Your copy of the material must match it exactly, except that pictures are dropped.

--- --- ---

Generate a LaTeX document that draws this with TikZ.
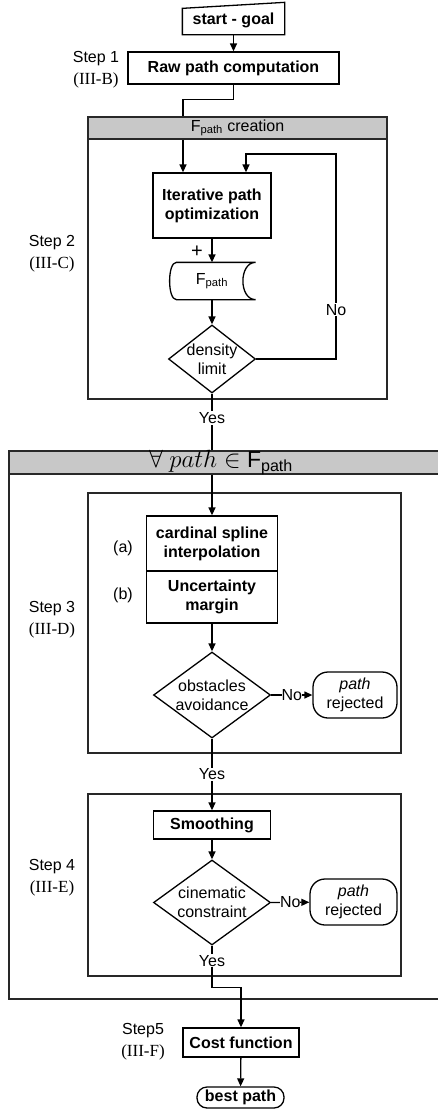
\documentclass[tikz,border=0pt]{standalone}
\usepackage{fontspec}
\newfontfamily\arialfont{Liberation Sans}
\newfontfamily\timesfont{Liberation Serif}
\usetikzlibrary{shapes.geometric,arrows.meta}
\definecolor{hdrgray}{RGB}{200,200,200}
\definecolor{framegray}{RGB}{40,40,40}

\begin{document}
\begin{tikzpicture}[x=1pt, y=-1pt, >={Triangle[length=8pt,width=7pt]}, line width=1.3pt,
        every node/.style={font=\arialfont\fontsize{16}{19}\selectfont},
        box/.style={draw, rectangle, align=center, inner sep=0pt,
            font=\arialfont\bfseries\fontsize{16}{19}\selectfont},
        cond/.style={draw, diamond, inner sep=0pt},
        term/.style={draw, rectangle, rounded corners=15pt, align=center, inner sep=0pt},
        steplbl/.style={align=center, font=\arialfont\fontsize{16}{22}\selectfont},
        lbl/.style={fill=white, inner sep=1pt},
        frame/.style={draw=framegray, line width=1.2pt}]
    \useasboundingbox (0,0) rectangle (438,1112);

    % frames
    \draw[frame] (88,117) rectangle (387,399);
    \draw[frame] (9,451) rectangle (450,999);
    \draw[frame] (88,493) rectangle (401,753);
    \draw[frame] (88,794) rectangle (401,976);

    \node[box, draw=none, minimum width=101, minimum height=28] (sg) at (233.5,20) {start - goal};
    \draw ([yshift=-3pt]sg.north west) -- ([yshift=3pt]sg.north east) -- (sg.south east) -- (sg.south west) -- cycle;
    \node[box, minimum width=211, minimum height=32] (raw) at (233.5,68) {Raw path computation};
    \node[steplbl] (s1) at (96,70) {Step 1\\{\timesfont\fontsize{17}{22}\selectfont (III-B)}};

    \node[box, minimum width=118, minimum height=65] (iter) at (212,205.5) {Iterative path\\optimization};
    \node[minimum width=86, minimum height=36, inner sep=0pt] (fp) at (212,281) {F\textsubscript{path}};
    \draw ([xshift=8pt]fp.north west) -- (fp.north east)
        .. controls ([xshift=-17pt]fp.north east) and ([xshift=-17pt]fp.south east) .. (fp.south east)
        -- ([xshift=8pt]fp.south west)
        .. controls ([xshift=-1pt]fp.south west) and ([xshift=-1pt]fp.north west) .. cycle;
    \node[cond, minimum width=87, minimum height=68] (dens) at (212,359) {};
    \node[align=center] (denstxt) at (dens) {density\\limit};
    \node[font=\arialfont\fontsize{20}{20}\selectfont] (plus) at (197,252) {+};
    \coordinate (loop) at (336,154);
    \node[steplbl] (s2) at (52,254) {Step 2\\{\timesfont\fontsize{17}{22}\selectfont (III-C)}};

    \node[box, minimum width=131, minimum height=55] (card) at (212,543.5) {cardinal spline\\interpolation};
    \node[box, minimum width=131, minimum height=52] (unc) at (212,597) {Uncertainty\\margin};
    \node (a) at (123,548) {(a)};
    \node (b) at (123,595) {(b)};
    \node[cond, minimum width=117, minimum height=86] (obs) at (212,695) {};
    \node[align=center] (obstxt) at (obs) {obstacles\\avoidance};
    \node[term, minimum width=84, minimum height=46] (rej1) at (355,695) {\textit{path}\\rejected};
    \node[steplbl] (s3) at (52,620) {Step 3\\{\timesfont\fontsize{17}{22}\selectfont (III-D)}};

    \node[box, minimum width=117, minimum height=28] (smooth) at (212,825) {Smoothing};
    \node[cond, minimum width=117, minimum height=85] (cin) at (212,902.5) {};
    \node[align=center] (cintxt) at (cin) {cinematic\\constraint};
    \node[term, minimum width=87, minimum height=46] (rej2) at (353.5,902) {\textit{path}\\rejected};
    \node[steplbl] (s4) at (52,878) {Step 4\\{\timesfont\fontsize{17}{22}\selectfont (III-E)}};

    \node[box, minimum width=116, minimum height=29] (cost) at (241,1042.5) {Cost function};
    \node[term, rounded corners=10pt, minimum width=87, minimum height=21,
        font=\arialfont\bfseries\fontsize{16}{19}\selectfont] (best) at (240.5,1097.5) {best path};
    \node[steplbl] (s5) at (143,1042) {Step5\\{\timesfont\fontsize{17}{22}\selectfont (III-F)}};

    \draw[->] (sg) -- (raw);
    \draw[->] (raw.south) -- ++(0,15) -| ([xshift=-29pt]iter.north);
    \draw[->] (iter) -- (fp);
    \draw[->] (fp) -- (dens);
    \draw[->] (dens.east) -| node[lbl, pos=0.62] {No} (loop) -| ([xshift=34pt]iter.north);
    \draw[->] (dens.south) -- node[lbl, pos=0.2] {Yes} (card.north);
    \draw[->] (unc) -- (obs);
    \draw[->] (obs.east) -- node[lbl, inner sep=0pt] {No} (rej1);
    \draw[->] (obs.south) -- node[lbl] {Yes} (smooth.north);
    \draw[->] (smooth) -- (cin);
    \draw[->] (cin.east) -- node[lbl, inner sep=0pt] {No} (rej2);
    \draw[->] (cin.south) -- node[lbl, pos=0.36] {Yes} ++(0,42) -| (cost.north);
    \draw[->] (cost) -- (best);

    % headers on top of the lines
    \filldraw[frame, fill=hdrgray] (88,117) rectangle (387,139);
    \node (hdr1) at (237.5,128) {F\textsubscript{path} creation};
    \filldraw[frame, fill=hdrgray] (9,451) rectangle (450,474);
    \node[font=\arialfont\fontsize{23}{24}\selectfont] (hdr2) at (221,462.5) {$\forall\ path \in$ F\textsubscript{path}};
\end{tikzpicture}
\end{document}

--- --- ---

**TASK SOLUTION:**
Generate a LaTeX document that draws this with TikZ.
\documentclass[tikz,border=0pt]{standalone}
\usepackage{fontspec}
\newfontfamily\arialfont{Liberation Sans}
\newfontfamily\timesfont{Liberation Serif}
\usetikzlibrary{shapes.geometric,arrows.meta}
\definecolor{hdrgray}{RGB}{200,200,200}
\definecolor{framegray}{RGB}{40,40,40}

\begin{document}
\begin{tikzpicture}[x=1pt, y=-1pt, >={Triangle[length=8pt,width=7pt]}, line width=1.3pt,
        every node/.style={font=\arialfont\fontsize{16}{19}\selectfont},
        box/.style={draw, rectangle, align=center, inner sep=0pt,
            font=\arialfont\bfseries\fontsize{16}{19}\selectfont},
        cond/.style={draw, diamond, inner sep=0pt},
        term/.style={draw, rectangle, rounded corners=15pt, align=center, inner sep=0pt},
        steplbl/.style={align=center, font=\arialfont\fontsize{16}{22}\selectfont},
        lbl/.style={fill=white, inner sep=1pt},
        frame/.style={draw=framegray, line width=1.2pt}]
    \useasboundingbox (0,0) rectangle (438,1112);

    % frames
    \draw[frame] (88,117) rectangle (387,399);
    \draw[frame] (9,451) rectangle (450,999);
    \draw[frame] (88,493) rectangle (401,753);
    \draw[frame] (88,794) rectangle (401,976);

    \node[box, draw=none, minimum width=101, minimum height=28] (sg) at (233.5,20) {start - goal};
    \draw ([yshift=-3pt]sg.north west) -- ([yshift=3pt]sg.north east) -- (sg.south east) -- (sg.south west) -- cycle;
    \node[box, minimum width=211, minimum height=32] (raw) at (233.5,68) {Raw path computation};
    \node[steplbl] (s1) at (96,70) {Step 1\\{\timesfont\fontsize{17}{22}\selectfont (III-B)}};

    \node[box, minimum width=118, minimum height=65] (iter) at (212,205.5) {Iterative path\\optimization};
    \node[minimum width=86, minimum height=36, inner sep=0pt] (fp) at (212,281) {F\textsubscript{path}};
    \draw ([xshift=8pt]fp.north west) -- (fp.north east)
        .. controls ([xshift=-17pt]fp.north east) and ([xshift=-17pt]fp.south east) .. (fp.south east)
        -- ([xshift=8pt]fp.south west)
        .. controls ([xshift=-1pt]fp.south west) and ([xshift=-1pt]fp.north west) .. cycle;
    \node[cond, minimum width=87, minimum height=68] (dens) at (212,359) {};
    \node[align=center] (denstxt) at (dens) {density\\limit};
    \node[font=\arialfont\fontsize{20}{20}\selectfont] (plus) at (197,252) {+};
    \coordinate (loop) at (336,154);
    \node[steplbl] (s2) at (52,254) {Step 2\\{\timesfont\fontsize{17}{22}\selectfont (III-C)}};

    \node[box, minimum width=131, minimum height=55] (card) at (212,543.5) {cardinal spline\\interpolation};
    \node[box, minimum width=131, minimum height=52] (unc) at (212,597) {Uncertainty\\margin};
    \node (a) at (123,548) {(a)};
    \node (b) at (123,595) {(b)};
    \node[cond, minimum width=117, minimum height=86] (obs) at (212,695) {};
    \node[align=center] (obstxt) at (obs) {obstacles\\avoidance};
    \node[term, minimum width=84, minimum height=46] (rej1) at (355,695) {\textit{path}\\rejected};
    \node[steplbl] (s3) at (52,620) {Step 3\\{\timesfont\fontsize{17}{22}\selectfont (III-D)}};

    \node[box, minimum width=117, minimum height=28] (smooth) at (212,825) {Smoothing};
    \node[cond, minimum width=117, minimum height=85] (cin) at (212,902.5) {};
    \node[align=center] (cintxt) at (cin) {cinematic\\constraint};
    \node[term, minimum width=87, minimum height=46] (rej2) at (353.5,902) {\textit{path}\\rejected};
    \node[steplbl] (s4) at (52,878) {Step 4\\{\timesfont\fontsize{17}{22}\selectfont (III-E)}};

    \node[box, minimum width=116, minimum height=29] (cost) at (241,1042.5) {Cost function};
    \node[term, rounded corners=10pt, minimum width=87, minimum height=21,
        font=\arialfont\bfseries\fontsize{16}{19}\selectfont] (best) at (240.5,1097.5) {best path};
    \node[steplbl] (s5) at (143,1042) {Step5\\{\timesfont\fontsize{17}{22}\selectfont (III-F)}};

    \draw[->] (sg) -- (raw);
    \draw[->] (raw.south) -- ++(0,15) -| ([xshift=-29pt]iter.north);
    \draw[->] (iter) -- (fp);
    \draw[->] (fp) -- (dens);
    \draw[->] (dens.east) -| node[lbl, pos=0.62] {No} (loop) -| ([xshift=34pt]iter.north);
    \draw[->] (dens.south) -- node[lbl, pos=0.2] {Yes} (card.north);
    \draw[->] (unc) -- (obs);
    \draw[->] (obs.east) -- node[lbl, inner sep=0pt] {No} (rej1);
    \draw[->] (obs.south) -- node[lbl] {Yes} (smooth.north);
    \draw[->] (smooth) -- (cin);
    \draw[->] (cin.east) -- node[lbl, inner sep=0pt] {No} (rej2);
    \draw[->] (cin.south) -- node[lbl, pos=0.36] {Yes} ++(0,42) -| (cost.north);
    \draw[->] (cost) -- (best);

    % headers on top of the lines
    \filldraw[frame, fill=hdrgray] (88,117) rectangle (387,139);
    \node (hdr1) at (237.5,128) {F\textsubscript{path} creation};
    \filldraw[frame, fill=hdrgray] (9,451) rectangle (450,474);
    \node[font=\arialfont\fontsize{23}{24}\selectfont] (hdr2) at (221,462.5) {$\forall\ path \in$ F\textsubscript{path}};
\end{tikzpicture}
\end{document}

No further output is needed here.